What to produce: Write out, word for word, every line from the first one through the line that holds "623, 626, 629]", and nothing else; skip the pictures.

Data extract:

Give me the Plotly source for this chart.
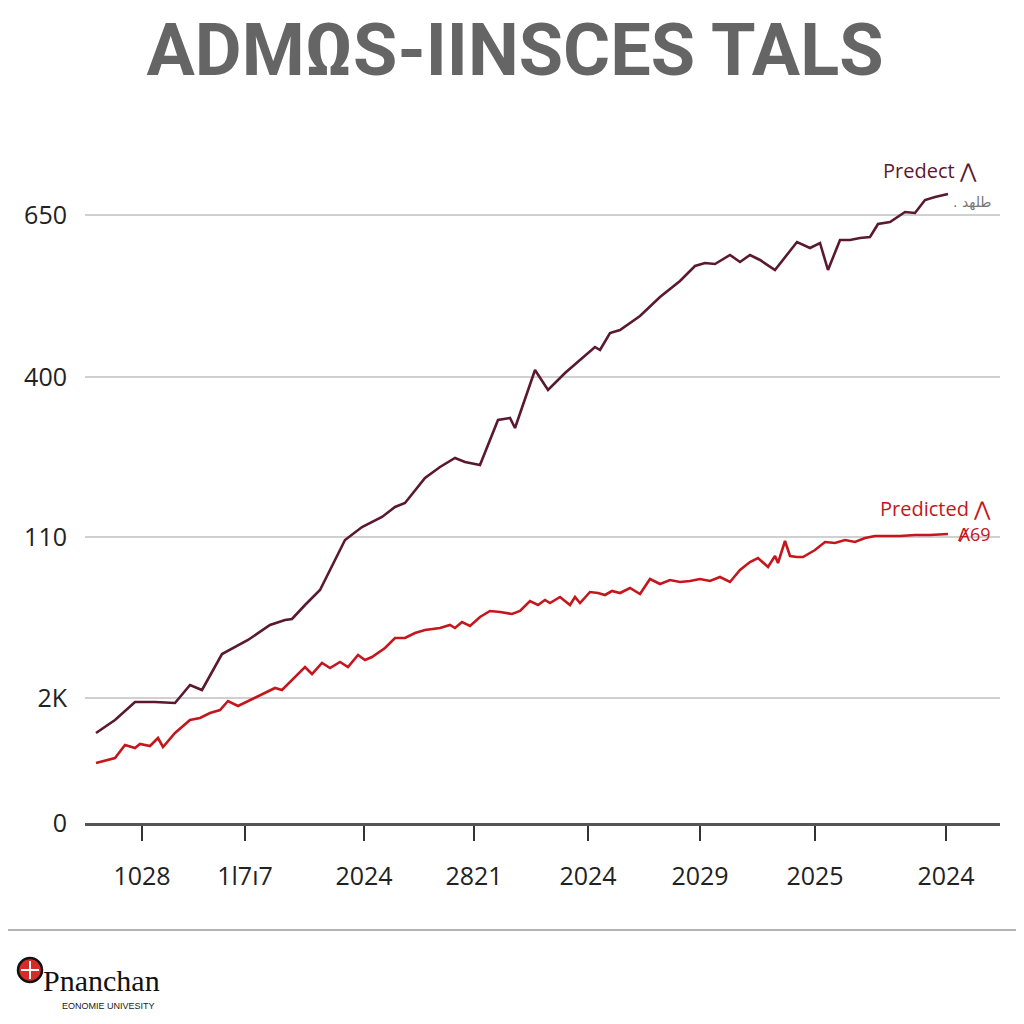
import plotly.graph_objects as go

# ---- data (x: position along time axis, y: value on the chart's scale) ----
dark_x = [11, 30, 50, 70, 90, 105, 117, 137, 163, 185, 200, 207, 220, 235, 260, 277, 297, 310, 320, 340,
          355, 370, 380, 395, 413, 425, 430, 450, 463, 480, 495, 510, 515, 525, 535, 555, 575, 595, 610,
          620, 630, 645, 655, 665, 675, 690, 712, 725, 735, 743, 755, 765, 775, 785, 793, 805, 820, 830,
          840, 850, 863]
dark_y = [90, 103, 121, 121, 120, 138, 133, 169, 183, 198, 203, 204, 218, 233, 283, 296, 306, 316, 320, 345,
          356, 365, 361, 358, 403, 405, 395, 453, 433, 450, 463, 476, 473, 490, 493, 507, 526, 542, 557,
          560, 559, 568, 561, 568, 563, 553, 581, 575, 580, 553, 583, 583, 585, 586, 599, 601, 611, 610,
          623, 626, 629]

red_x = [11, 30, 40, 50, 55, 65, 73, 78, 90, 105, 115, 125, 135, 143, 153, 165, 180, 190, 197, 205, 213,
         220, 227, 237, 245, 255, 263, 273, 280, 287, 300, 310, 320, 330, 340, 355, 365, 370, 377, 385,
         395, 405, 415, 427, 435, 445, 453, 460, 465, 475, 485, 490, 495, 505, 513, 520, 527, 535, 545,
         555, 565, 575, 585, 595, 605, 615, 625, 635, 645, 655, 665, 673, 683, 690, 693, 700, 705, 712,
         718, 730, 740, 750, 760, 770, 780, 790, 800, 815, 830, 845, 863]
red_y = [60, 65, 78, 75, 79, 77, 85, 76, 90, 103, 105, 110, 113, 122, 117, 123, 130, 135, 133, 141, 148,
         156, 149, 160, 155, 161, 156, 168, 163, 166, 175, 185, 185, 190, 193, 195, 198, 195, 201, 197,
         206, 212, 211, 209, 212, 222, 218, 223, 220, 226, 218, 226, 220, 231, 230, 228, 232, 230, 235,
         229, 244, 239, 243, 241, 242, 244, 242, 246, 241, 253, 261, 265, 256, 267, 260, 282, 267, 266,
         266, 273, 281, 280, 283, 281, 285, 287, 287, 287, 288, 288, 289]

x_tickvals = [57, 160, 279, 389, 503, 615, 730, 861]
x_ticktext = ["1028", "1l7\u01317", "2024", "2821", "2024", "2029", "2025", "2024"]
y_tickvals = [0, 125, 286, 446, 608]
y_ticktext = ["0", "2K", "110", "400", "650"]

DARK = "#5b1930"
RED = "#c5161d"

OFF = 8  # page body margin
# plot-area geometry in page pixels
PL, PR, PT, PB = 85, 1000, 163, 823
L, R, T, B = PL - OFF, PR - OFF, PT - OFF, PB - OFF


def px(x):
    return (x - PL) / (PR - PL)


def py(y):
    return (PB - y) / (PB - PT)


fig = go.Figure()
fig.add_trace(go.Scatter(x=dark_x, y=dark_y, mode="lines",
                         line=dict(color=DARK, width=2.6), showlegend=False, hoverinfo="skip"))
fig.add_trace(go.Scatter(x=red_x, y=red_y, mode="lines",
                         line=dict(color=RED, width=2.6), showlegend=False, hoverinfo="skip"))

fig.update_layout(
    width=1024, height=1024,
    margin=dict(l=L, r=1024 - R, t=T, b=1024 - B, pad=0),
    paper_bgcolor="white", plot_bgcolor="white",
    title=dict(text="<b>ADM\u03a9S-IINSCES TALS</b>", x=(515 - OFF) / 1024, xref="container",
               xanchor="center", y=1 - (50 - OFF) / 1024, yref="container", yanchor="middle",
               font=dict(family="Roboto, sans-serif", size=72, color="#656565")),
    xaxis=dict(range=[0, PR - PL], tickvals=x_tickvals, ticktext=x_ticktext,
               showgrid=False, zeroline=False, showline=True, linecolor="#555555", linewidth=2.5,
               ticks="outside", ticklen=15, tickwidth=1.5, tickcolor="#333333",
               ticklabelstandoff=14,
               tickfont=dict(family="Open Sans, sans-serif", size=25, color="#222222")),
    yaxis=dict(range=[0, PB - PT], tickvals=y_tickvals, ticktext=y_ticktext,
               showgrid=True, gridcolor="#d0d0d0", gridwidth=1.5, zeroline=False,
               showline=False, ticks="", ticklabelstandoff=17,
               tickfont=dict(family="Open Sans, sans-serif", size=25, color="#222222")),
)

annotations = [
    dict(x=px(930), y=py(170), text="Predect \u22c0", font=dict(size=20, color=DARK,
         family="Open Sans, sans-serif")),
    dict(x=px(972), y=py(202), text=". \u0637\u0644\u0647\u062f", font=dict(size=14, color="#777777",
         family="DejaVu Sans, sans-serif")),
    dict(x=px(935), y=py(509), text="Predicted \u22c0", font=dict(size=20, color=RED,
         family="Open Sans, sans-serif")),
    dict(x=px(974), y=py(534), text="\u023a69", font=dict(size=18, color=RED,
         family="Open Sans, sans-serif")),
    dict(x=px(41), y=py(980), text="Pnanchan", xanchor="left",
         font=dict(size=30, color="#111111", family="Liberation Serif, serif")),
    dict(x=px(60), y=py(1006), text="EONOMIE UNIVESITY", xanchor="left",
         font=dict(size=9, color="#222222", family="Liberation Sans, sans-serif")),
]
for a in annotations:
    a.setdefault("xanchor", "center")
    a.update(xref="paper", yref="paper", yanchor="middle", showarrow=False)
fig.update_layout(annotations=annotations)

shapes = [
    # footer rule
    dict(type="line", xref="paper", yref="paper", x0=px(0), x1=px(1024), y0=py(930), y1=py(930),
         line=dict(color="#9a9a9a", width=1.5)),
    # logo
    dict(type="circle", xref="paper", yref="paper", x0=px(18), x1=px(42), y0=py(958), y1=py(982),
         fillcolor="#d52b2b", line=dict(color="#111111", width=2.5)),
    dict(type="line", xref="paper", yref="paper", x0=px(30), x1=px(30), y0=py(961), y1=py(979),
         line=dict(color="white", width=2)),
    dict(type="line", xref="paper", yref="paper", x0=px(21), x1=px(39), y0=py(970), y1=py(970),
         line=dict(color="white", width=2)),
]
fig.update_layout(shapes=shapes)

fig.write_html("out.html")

Result:
Give me the Plotly source for this chart.
import plotly.graph_objects as go

# ---- data (x: position along time axis, y: value on the chart's scale) ----
dark_x = [11, 30, 50, 70, 90, 105, 117, 137, 163, 185, 200, 207, 220, 235, 260, 277, 297, 310, 320, 340,
          355, 370, 380, 395, 413, 425, 430, 450, 463, 480, 495, 510, 515, 525, 535, 555, 575, 595, 610,
          620, 630, 645, 655, 665, 675, 690, 712, 725, 735, 743, 755, 765, 775, 785, 793, 805, 820, 830,
          840, 850, 863]
dark_y = [90, 103, 121, 121, 120, 138, 133, 169, 183, 198, 203, 204, 218, 233, 283, 296, 306, 316, 320, 345,
          356, 365, 361, 358, 403, 405, 395, 453, 433, 450, 463, 476, 473, 490, 493, 507, 526, 542, 557,
          560, 559, 568, 561, 568, 563, 553, 581, 575, 580, 553, 583, 583, 585, 586, 599, 601, 611, 610,
          623, 626, 629]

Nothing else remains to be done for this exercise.